FGD yang diberlangsung di Ballroom Hotel Cordela Tasikmalaya itu digelar bertujuan mengidentifikasi urgensi pembaruan Kitab Undang-Undang Hukum Acara Pidana (KUHAP) dalam konteks hukum Indonesia.
Selain itu, diskusi ini juga untuk menganalisis dampak perubahan terhadap sistem peradilan pidana, serta merumuskan rekomendasi kebijakan untuk mengantisipasi implementasi RKUHP baru.
Acara yang dipandu oleh Dr. H. Nana Suryana, S.H., S.Sos., M.H., yang juga merupakan inisiator sekaligus Direktur Pascasarjana STHG ini menghadirkan narasumber Prof. Dr. H. Nandang Alamsah Deliarnoor, S.H., S.Ap., M.Hum., Guru Besar Fakultas Ilmu Sosial dan Ilmu Politik (FISIP) Universitas Padjadjaran (UNPAD).
Sementara ktu, peserta diskusi terdiri dari mahasiswa dan dosen STHG, alumni Pascasarjana STHG, akademisi dari Universitas Galuh (UNIGAL) Ciamis, dosen Universitas Mayasari Bhakti (UMB), serta para praktisi hukum dan perwakilan Perhimpunan Advokat Indonesia (Peradi) dari wilayah Kota Tasikmalaya dan sekitarnya.
Dalam kesempatan tersebut, Dr.

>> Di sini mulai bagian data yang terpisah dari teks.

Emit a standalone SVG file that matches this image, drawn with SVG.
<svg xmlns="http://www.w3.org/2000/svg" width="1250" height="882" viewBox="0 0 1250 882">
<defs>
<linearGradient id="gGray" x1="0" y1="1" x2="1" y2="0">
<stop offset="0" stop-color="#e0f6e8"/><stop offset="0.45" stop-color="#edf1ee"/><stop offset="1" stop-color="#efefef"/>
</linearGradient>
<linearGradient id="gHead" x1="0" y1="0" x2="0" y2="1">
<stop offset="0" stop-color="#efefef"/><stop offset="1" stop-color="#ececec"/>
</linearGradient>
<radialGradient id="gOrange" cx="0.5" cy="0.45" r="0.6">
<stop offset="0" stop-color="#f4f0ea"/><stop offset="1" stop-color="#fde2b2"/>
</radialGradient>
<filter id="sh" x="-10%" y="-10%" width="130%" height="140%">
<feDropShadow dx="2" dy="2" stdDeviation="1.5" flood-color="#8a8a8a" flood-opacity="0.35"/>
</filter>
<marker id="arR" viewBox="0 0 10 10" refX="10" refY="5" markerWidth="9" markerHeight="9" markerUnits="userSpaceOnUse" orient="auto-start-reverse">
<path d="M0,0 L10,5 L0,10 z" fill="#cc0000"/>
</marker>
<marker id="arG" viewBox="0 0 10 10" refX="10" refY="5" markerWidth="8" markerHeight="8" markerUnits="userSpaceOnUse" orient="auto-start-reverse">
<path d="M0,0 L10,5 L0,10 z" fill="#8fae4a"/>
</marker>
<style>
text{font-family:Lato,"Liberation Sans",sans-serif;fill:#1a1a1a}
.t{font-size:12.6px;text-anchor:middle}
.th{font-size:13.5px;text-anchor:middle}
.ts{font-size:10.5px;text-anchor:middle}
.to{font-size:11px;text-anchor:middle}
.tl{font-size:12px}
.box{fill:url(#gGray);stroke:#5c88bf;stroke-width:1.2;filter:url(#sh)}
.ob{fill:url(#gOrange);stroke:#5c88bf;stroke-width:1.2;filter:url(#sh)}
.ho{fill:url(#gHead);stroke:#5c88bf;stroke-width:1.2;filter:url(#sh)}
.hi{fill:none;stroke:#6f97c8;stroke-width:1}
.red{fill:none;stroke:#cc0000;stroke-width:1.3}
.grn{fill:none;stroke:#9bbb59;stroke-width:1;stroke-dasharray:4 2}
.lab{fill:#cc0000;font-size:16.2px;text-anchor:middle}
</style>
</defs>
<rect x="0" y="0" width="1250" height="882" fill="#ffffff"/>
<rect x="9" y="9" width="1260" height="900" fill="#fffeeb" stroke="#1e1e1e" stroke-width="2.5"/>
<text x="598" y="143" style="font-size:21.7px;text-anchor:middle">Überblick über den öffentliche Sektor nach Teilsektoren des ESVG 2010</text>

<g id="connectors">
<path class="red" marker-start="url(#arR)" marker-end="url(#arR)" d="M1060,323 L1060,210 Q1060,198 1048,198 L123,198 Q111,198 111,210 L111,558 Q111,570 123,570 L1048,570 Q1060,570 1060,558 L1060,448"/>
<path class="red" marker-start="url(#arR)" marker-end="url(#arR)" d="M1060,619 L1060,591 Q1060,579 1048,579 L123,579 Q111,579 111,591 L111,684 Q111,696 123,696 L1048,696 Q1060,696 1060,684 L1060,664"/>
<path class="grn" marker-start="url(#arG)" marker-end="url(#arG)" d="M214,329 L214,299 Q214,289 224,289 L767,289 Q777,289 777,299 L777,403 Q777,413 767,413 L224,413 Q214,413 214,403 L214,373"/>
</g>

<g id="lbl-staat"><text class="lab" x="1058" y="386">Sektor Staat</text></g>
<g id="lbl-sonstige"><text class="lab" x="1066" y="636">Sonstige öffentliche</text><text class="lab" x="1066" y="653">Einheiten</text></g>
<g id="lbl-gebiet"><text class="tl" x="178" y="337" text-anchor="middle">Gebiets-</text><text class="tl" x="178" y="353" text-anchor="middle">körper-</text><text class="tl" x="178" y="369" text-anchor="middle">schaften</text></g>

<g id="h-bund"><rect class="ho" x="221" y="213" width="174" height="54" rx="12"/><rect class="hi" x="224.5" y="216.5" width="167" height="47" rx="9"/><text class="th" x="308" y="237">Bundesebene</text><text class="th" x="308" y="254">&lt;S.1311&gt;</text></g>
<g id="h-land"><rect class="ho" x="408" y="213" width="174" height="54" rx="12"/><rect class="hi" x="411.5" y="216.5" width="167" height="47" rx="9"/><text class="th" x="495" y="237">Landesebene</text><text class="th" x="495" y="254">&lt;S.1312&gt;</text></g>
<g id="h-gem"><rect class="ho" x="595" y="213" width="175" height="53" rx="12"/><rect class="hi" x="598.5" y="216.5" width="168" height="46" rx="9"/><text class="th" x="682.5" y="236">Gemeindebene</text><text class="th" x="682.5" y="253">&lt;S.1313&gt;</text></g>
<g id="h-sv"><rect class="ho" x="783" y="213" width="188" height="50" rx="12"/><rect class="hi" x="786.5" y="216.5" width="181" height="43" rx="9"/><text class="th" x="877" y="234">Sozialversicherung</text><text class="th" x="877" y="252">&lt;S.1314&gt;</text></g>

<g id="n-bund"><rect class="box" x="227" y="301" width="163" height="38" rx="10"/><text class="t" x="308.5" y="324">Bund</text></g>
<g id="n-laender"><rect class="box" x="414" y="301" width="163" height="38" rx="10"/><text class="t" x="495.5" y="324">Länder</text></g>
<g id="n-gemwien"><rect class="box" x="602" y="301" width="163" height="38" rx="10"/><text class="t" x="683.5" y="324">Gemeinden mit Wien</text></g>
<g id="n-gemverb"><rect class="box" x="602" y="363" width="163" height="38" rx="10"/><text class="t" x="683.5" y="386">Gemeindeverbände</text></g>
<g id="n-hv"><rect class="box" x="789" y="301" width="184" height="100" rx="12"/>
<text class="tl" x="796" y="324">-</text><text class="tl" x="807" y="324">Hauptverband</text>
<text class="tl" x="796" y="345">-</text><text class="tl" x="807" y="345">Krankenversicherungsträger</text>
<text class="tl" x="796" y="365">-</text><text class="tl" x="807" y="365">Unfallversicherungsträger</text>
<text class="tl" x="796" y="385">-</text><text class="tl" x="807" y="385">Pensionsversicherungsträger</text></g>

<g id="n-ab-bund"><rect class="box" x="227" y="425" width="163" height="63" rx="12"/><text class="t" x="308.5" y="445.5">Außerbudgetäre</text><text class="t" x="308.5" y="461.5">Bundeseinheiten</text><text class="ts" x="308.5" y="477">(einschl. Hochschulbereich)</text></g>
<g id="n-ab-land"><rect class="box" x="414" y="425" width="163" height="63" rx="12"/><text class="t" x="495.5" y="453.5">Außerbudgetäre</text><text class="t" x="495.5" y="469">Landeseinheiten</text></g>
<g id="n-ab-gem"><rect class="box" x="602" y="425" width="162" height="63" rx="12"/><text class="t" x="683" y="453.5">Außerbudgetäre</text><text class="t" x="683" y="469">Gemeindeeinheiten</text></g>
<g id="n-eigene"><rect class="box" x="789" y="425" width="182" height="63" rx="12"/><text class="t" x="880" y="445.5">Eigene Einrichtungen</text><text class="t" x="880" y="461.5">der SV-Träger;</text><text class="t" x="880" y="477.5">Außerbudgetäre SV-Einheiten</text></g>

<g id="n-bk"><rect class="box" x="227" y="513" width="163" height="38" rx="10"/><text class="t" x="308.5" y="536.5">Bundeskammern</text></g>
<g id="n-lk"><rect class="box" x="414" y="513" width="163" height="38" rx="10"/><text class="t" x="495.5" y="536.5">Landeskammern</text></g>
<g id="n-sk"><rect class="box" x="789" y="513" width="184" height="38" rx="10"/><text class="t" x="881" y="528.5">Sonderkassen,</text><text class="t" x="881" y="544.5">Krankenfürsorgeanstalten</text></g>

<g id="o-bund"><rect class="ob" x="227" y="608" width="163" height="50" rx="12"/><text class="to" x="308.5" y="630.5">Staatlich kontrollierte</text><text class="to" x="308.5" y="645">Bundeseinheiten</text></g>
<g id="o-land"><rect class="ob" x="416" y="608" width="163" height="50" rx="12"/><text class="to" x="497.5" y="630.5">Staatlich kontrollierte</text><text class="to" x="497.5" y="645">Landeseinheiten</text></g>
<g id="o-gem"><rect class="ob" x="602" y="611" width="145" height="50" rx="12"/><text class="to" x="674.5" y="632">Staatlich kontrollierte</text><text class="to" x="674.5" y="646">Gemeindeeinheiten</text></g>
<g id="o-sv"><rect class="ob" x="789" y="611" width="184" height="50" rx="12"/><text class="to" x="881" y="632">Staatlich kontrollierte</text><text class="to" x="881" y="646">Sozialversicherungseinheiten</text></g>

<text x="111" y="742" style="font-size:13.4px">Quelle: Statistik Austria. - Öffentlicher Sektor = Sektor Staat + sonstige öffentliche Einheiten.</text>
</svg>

H. Nana Suryana mengatakan, perubahan KUHAP merupakan suatu keniscayaan untuk menyesuaikam hukum dengan realitas sosial dan tantangan ke depan.

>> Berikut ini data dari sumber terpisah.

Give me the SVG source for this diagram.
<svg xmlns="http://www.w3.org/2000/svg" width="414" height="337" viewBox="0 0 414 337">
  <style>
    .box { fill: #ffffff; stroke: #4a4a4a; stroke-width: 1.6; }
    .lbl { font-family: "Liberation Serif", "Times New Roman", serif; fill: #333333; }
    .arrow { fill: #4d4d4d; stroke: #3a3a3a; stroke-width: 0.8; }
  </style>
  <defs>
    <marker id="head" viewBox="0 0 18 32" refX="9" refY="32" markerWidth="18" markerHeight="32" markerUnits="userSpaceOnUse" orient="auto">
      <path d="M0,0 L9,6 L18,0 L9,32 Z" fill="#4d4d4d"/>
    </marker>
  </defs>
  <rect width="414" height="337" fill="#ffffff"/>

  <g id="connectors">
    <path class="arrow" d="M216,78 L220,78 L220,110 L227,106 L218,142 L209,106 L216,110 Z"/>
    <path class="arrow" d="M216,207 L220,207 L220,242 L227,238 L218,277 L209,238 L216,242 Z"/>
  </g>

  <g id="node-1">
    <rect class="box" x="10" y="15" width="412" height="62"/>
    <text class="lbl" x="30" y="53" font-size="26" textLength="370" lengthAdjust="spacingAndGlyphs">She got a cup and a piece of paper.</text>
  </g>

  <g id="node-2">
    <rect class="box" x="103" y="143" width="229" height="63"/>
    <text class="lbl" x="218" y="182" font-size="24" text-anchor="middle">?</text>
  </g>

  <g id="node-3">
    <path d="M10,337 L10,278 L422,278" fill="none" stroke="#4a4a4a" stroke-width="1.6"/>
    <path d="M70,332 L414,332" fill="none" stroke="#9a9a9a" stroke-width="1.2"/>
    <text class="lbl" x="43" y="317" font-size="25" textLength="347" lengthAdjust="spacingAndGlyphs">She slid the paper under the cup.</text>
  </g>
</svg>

"Pentingnya pembaruan regulasi agar selaras dengan perkembangan masyarakat dan kebutuhan kepastian hukum," kata Nana.
Dikatakan Nana, RUU KUHAP 2023 yang diinisiasi Badan Legislasi DPR RI membawa sejumlah perubahan fundamental dibandjng KUHUP 1981.
"Salah satu perubahan signifikan adalah pergeseran filosofi hukum yang lebih menekankan keadilan progresif dibandjng kepastian hukum formal. Selain itu, penggantian lembaga praperadilan dengan Hakim Pemeriksa Pendahuluan (HPP) menjadi aspek krusial dalam reformasi ini," ucapnya.
HPP dalam RUU KUHAP 2023, diterangkan Nana, memiliki kewenangan luas dalam menentukan kelayakan suatu kasus untuk disidangkan.
"Selain itu, sistem penuntutan juga mengalami perubahan, di mana penyidikan menjadi bagian dari proses penuntutan. Hal ini menjadikan kejaksaan memiliki peran dominan dalam peradilan pidana dengan kewenangan yang bersifat final dan mengikat," jelasnya.
Kendati demikian, Nana menyebut, RUU ini juga menuai kritik meski membawa sejumlah inovasi. Beberapa di antaranya adalah waktu penyelesaian pemeriksaan HPP yang dianggap terlalu singkat, wewenang HPP yang dinilai berlebihan dalam menilai proses penyidikan dan penuntutan, serta keterbatasan sumber daya hakim yang dapat memengaruhi efektivitas pelaksanaannya.
"RUU KUHAP 2023 memperkenalkan alat bukti baru seperti bukti elektronik dan pengamatan hakim. Namun, pengamatan hakim dinilai rawan disalahgunakan karena belum memiliki regulasi yang jelas," paparnya.
"Perubahaan besar lainnya adalah pengambilalihan kewenangan penyidikan oleh kejaksaan yang sebelumnya menjadi tugas kepolisian," tambahnya.
Hal ini, dijelaskan Nana, berpotensi menimbulkan tantangan dalam koordinasi antara kejaksaan dan kepolisian, serta kesiapan sumber daya kejaksaan dalam menjalanlan fungsi penyidikan.
"Prinsip dominus litis, yang memberikan kewenangan penuh kepada kejaksaan dalam menentukan apakah suatu perkara diajukan ke persidangan atau dihentikan, juga menjadi perhatian. Beberapa pihak menilai perlu adanya kajian lebih lanjut agar prinsip
ini tidak mengganggu kepastian hukum," ungkapnya.
Hasil diskusi ini nantinya akan dirumuskan dalam bentuk rekomendasi yang diajukan kepada Badan Legislasi DPR RI sebagai masukan akademik dari komunitas hukum di wilayah Priangan Timur, Jawa Barat.
"Kami berharap rekomendasi ini dapat menjadi referensi dalam proses legislasi RUU KUHAP 2023 guna menciptakan sistem peradilan pidana yang lebih adil dan efektif," pungkas Dr. H. Nana Suryana.
Melalui FGD ini, para akademisi dan praktisi hukum berharap dapat memberikan kontribusi nyata dalam reformasi hukum acara pidana di Indonesia.